When a Nigerian tells you ‘my body is hot, i have headache and my stomach is paining me’ you usually conclude they have malaria first or typhoid next. Many a diagnosis has been made in homes with the aid of these few words and a good number have been off the mark. The typhoid fever is an acute illness associated with fever caused by the Salmonella enterica serotype Typhi bacteria. It can also be caused by Salmonella paratyphi, a related bacterium that usually causes a less severe illness. The bacterium lives in the intestines and bloodstream of humans. It spreads between individuals by direct contact with the feces of an infected person usually through contaminated food or water.
Symptoms normally begin between 6 and 30 days after exposure to the bacteria. Typhoid always comes along with a high-grade fever, and sometimes with a rash known as rose coloured spots particularly on the neck and abdomen. Other symptoms include:
- Weakness and fatigue
- Muscle aches
- Loss of appetite and weight loss
- Abdominal pain
- Diarrhea or constipation.
Intestinal bleeding or holes (perforations) in the intestine — may develop in the third week of illness. A perforated intestine occurs when the small intestine or large bowel develops a hole, causing intestinal contents to leak into the abdominal cavity and this complication is very severe and life-threatening. Typhoid fever should never be allowed to progress into this stage and prompt diagnosis and treatment is encouraged. Typhoid fever should not be treated without a medical diagnosis. The indiscriminate use of antibiotics has led to antibiotic resistance by this organism and this poses a great dilemma to health professionals. Vaccination against typhoid fever is available but is not 100% effective as it’s potency decreases with time hence preventive measures should always be taken. These may include:
- Be mindful of what you eat and drink. Drinking water is to be obtained from a proper source.
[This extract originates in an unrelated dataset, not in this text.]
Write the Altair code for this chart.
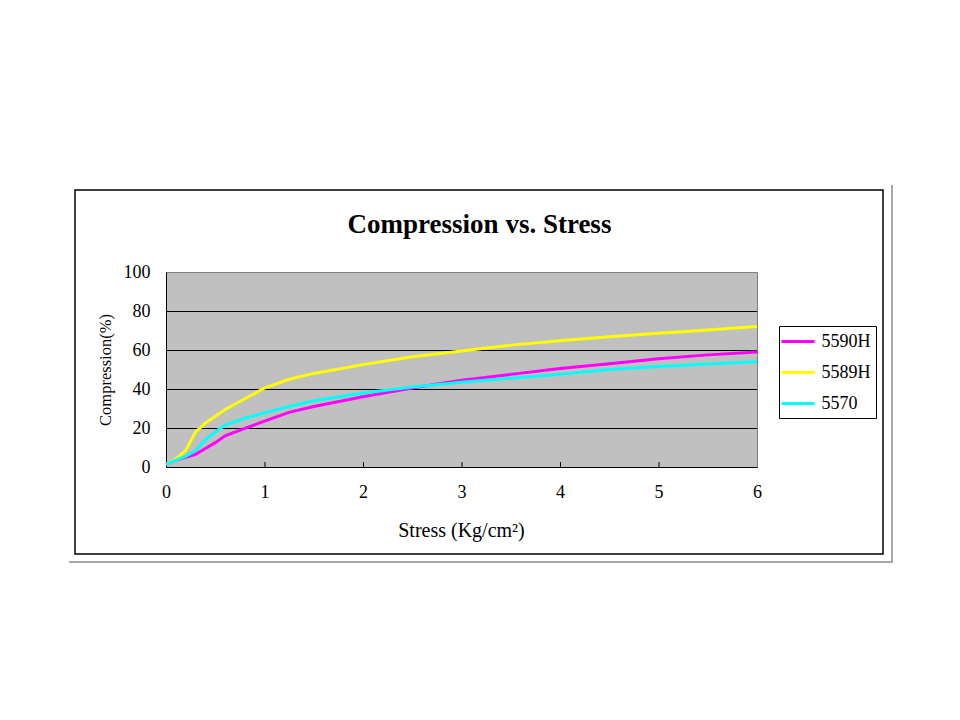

- Food preparation should also be done in a neat environment.
- Always wash your hands after using the toilet or before eating your food.
- Wash fruits and vegetables thoroughly in clean water before cooking or eating. Ideally, it’s advisable to totally avoid raw foods.
Observance of the rules of personal, food and water hygiene go a long way in preventing this disease. Approximately 3%-5% of patients become carriers of the bacteria after the acute illness and these people can be the source of outbreaks years later. These people show no signs and symptoms of the disease and can literally be dubbed ‘silent killers’. It is essential to note once more that typhoid fever should NOT be treated without a medical diagnosis.